На это я возражал, во-первых, ссылкой на то, что тезис "близкий к учению Лойолы" давал как бы индульгенцию не только Октябрю за все его деяния, но и, с немецкой точки зрения, Гитлеру, когда он шел от триумфа к триумфу. Что же касается довода от Петра Великого, который до Милюкова использовал Алексей Н. Толстой в своем романе, то он тоже далеко не бесспорен.
Петра Великого жестоко осуждали ведь не только славянофилы, Герцен или Лев Толстой. И учитель Милюкова, знаменитый историк Ключевский, обучавший не одно поколение русской интеллигенции, - и даже некоторых членов царствовавшего дома, - {195} проводил различие между "отцом отечества" и отечеством: "Служить Петру еще не значит служить России". Да и сам Милюков весьма критически относился к Петру I в 90-х годах, когда специально занимался петровской эпохой. Лишь в 1925 году в юбилейной статье по случаю 200-летия смерти Петра, уже в эмиграции, Милюков изменил свою первоначальную оценку деятельности преобразователя.
Были и другие, менее существенные, но тоже неприемлемые для меня, пункты, которые я не мог не отметить,
Мои статьи, естественно, вызывали возражения. И их было больше, чем согласия со мной. Хорошо, когда возражения сопровождались лишь квалификацией точнее, дисквалификацией, как "твердокаменный антибольшевик и страстный спорщик", который "не столько говорит, сколько изобличает", хотя, "если судить по обилию собранного им материала", он "часто высказывает верные мысли". Так писал о моей "Советской цивилизации" в "Новом Журнале" редактор "Нового Русского Слова", обозревая ее. В отзыве же об ответах на анкету о визите Милюкова тот же обозреватель писал, что я считал визит "ошибкой" (что было верно), "граничащей с глупостью или изменой" (чтоб было уже добавлено рецензентом), "ибо смысл существования эмиграции в существовании независимой и свободной критики советского управления, недоступной подсоветскому населению" (что было опять верно). Вейнбаум отдавал предпочтение ответу Соловейчика на анкету, "реального политика", а не "доктринера от политики", который не отказывался от "использования всякого мероприятия советского правительства для его критики".

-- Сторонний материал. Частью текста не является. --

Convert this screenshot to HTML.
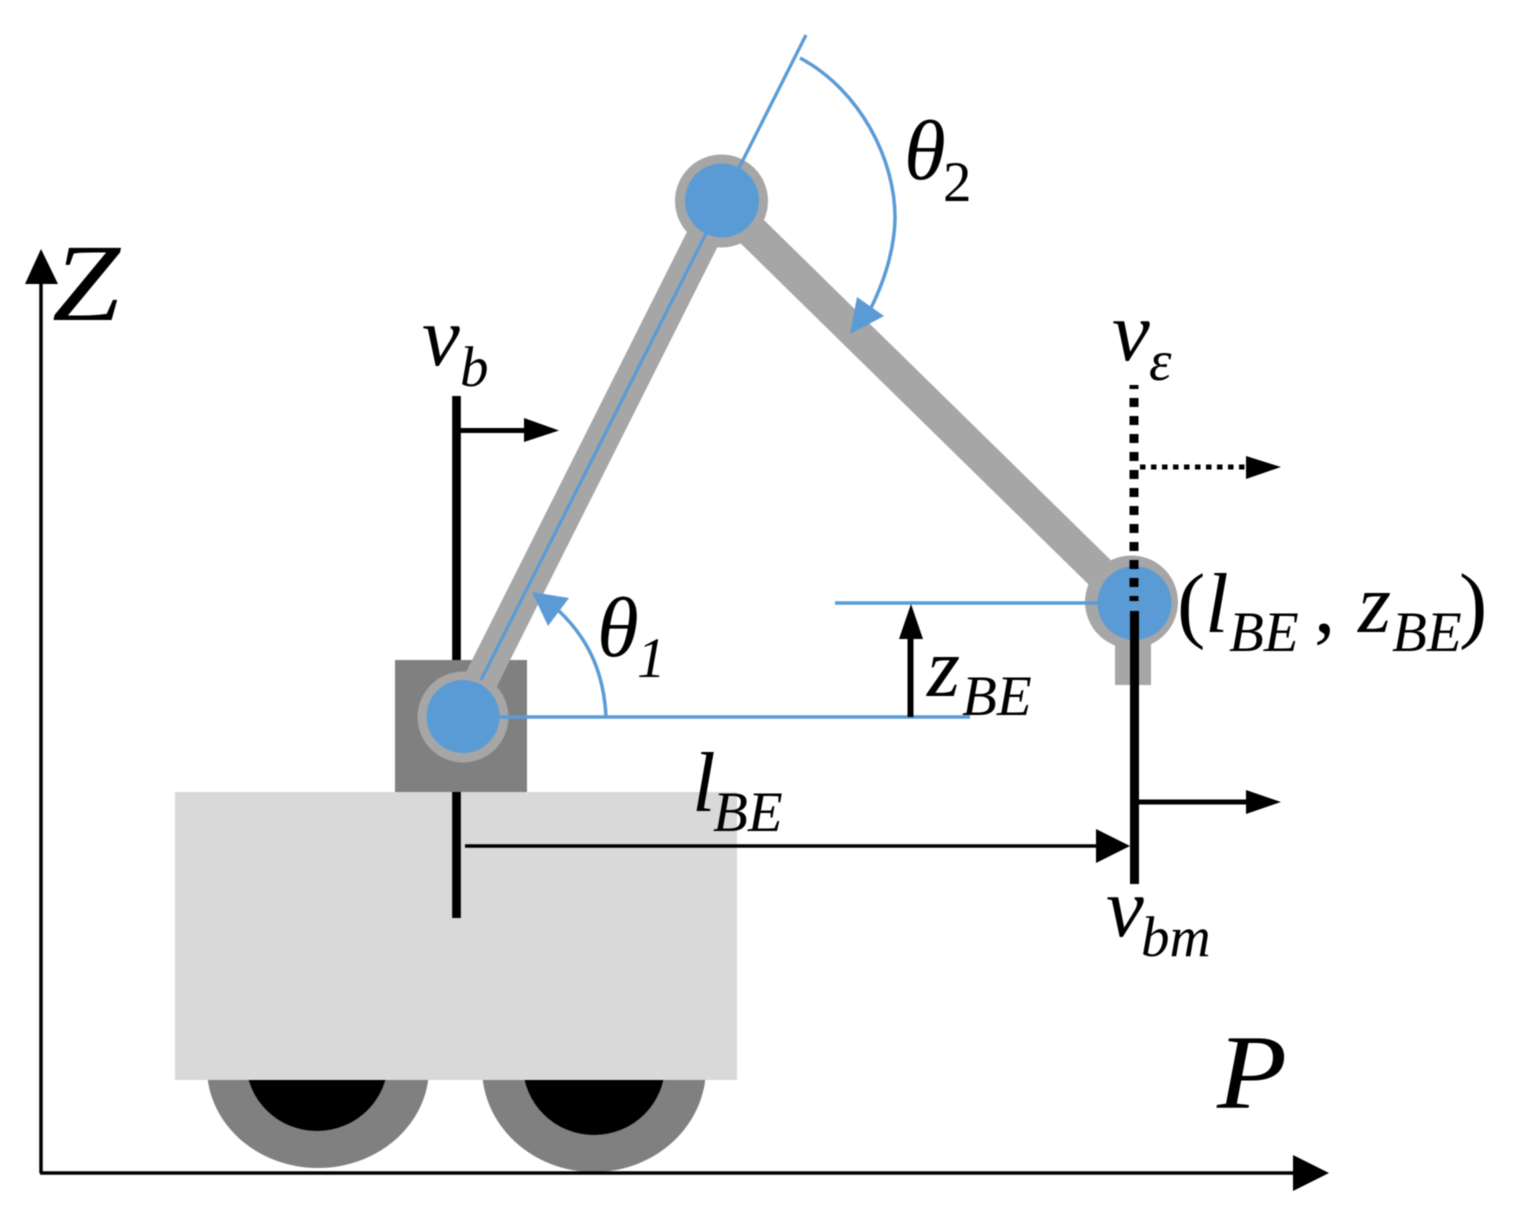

Обычно возражения бывали пристрастны, - не только необоснованны и несправедливы, но и извращали сказанное или даже приписывали обратное тому, что я утверждал. Особенно возмущало такое извращение, когда оно исходило не от вражеских кругов - коммунистов или крайних реакционеров, - а от недавних единомышленников или вполне уважаемых авторов. Так не безызвестный А. Петрищев, бывший член редакции "Русского Богатства", входивший, как и я, в редакцию парижского еженедельника Керенского "Дни" и сотрудничавший в "Новом Русском Слове" задолго до моего появления в той же газете, в отзыве на наше разногласие с Милюковым, приписал мне будто я "поучительно повторил излюбленное изречение Игнатия Лойолы". На самом же деле всё обстояло как раз наоборот: именно это я ставил в упрек и вину Милюкову!

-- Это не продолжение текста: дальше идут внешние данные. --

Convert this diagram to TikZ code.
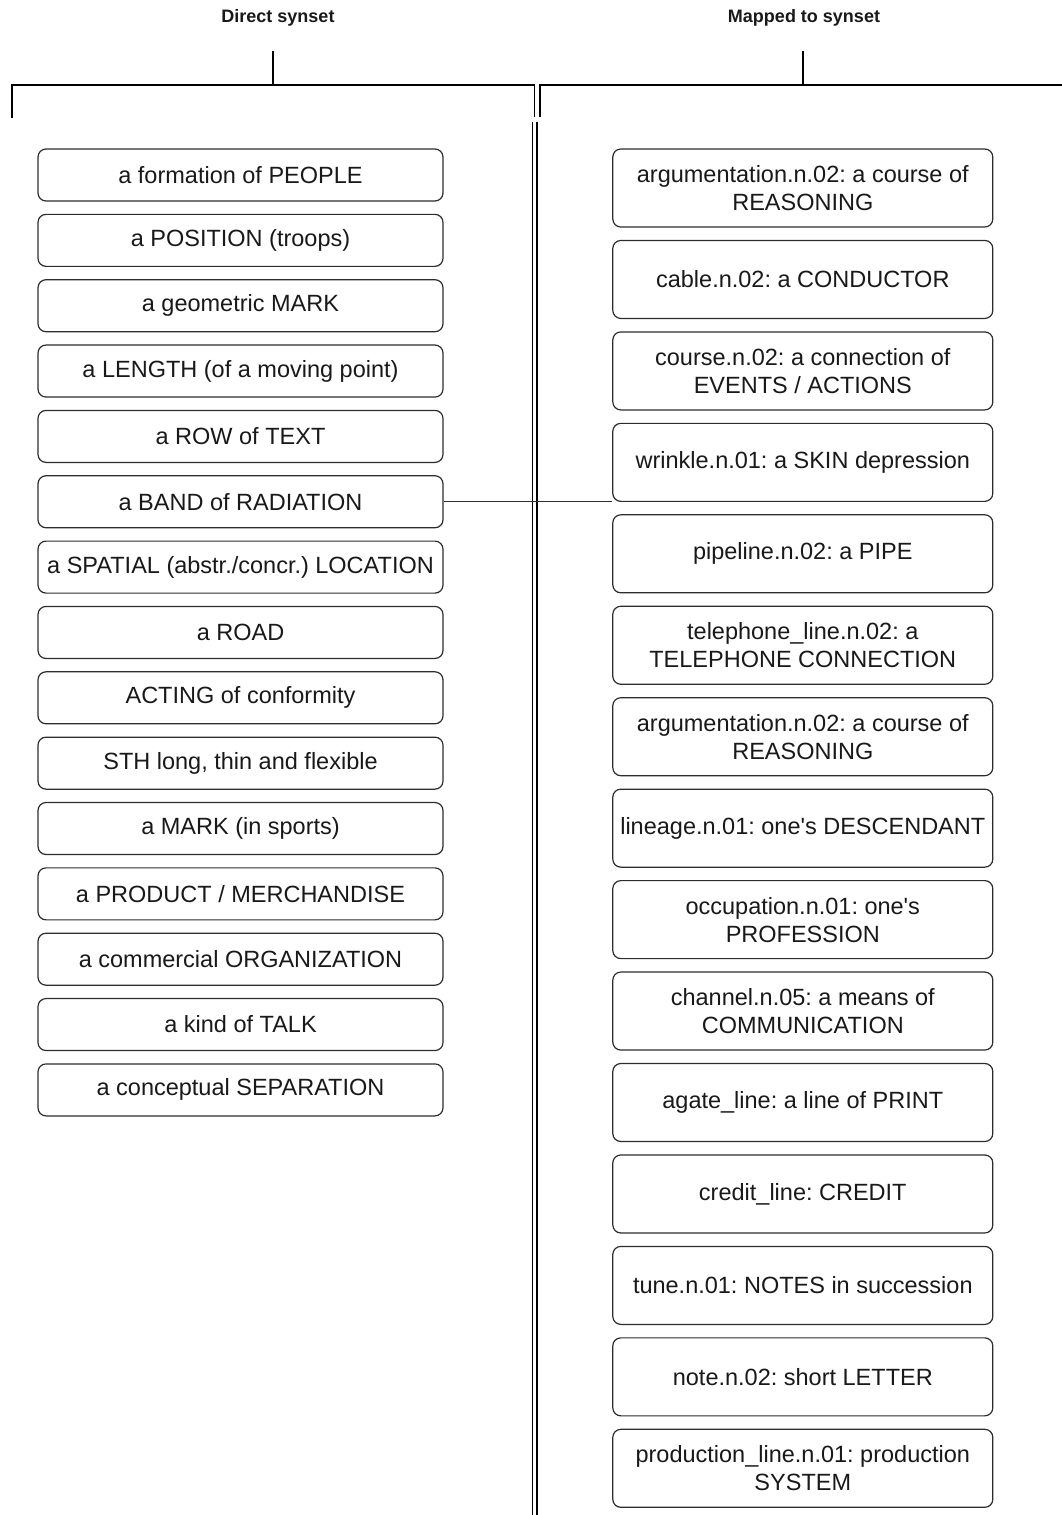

Еще хуже было, когда выступали перекрасившиеся или новообращенные в советскую веру. Как все неофиты, они старались явить миру беззаветную преданность новой вере. Бывшие сотрудники гукасовского "Возрождения" - В. Татаринов, Любимов, Рощин - проделывали это аляповато, даже вульгарно. "Мы впервые за четверть века почувствовали себя русскими без всяких кавычек и оговорок", самоуничижительно заявил в печати Лев Любимов от себя и ему подобных. "Пусть нам будет дозволено сказать, что мы гордимся тем, что мы русские" ("Русский Патриот", Париж, 7. XI. 1944). Им "позволили". И таких "тоже русских" набралось немало.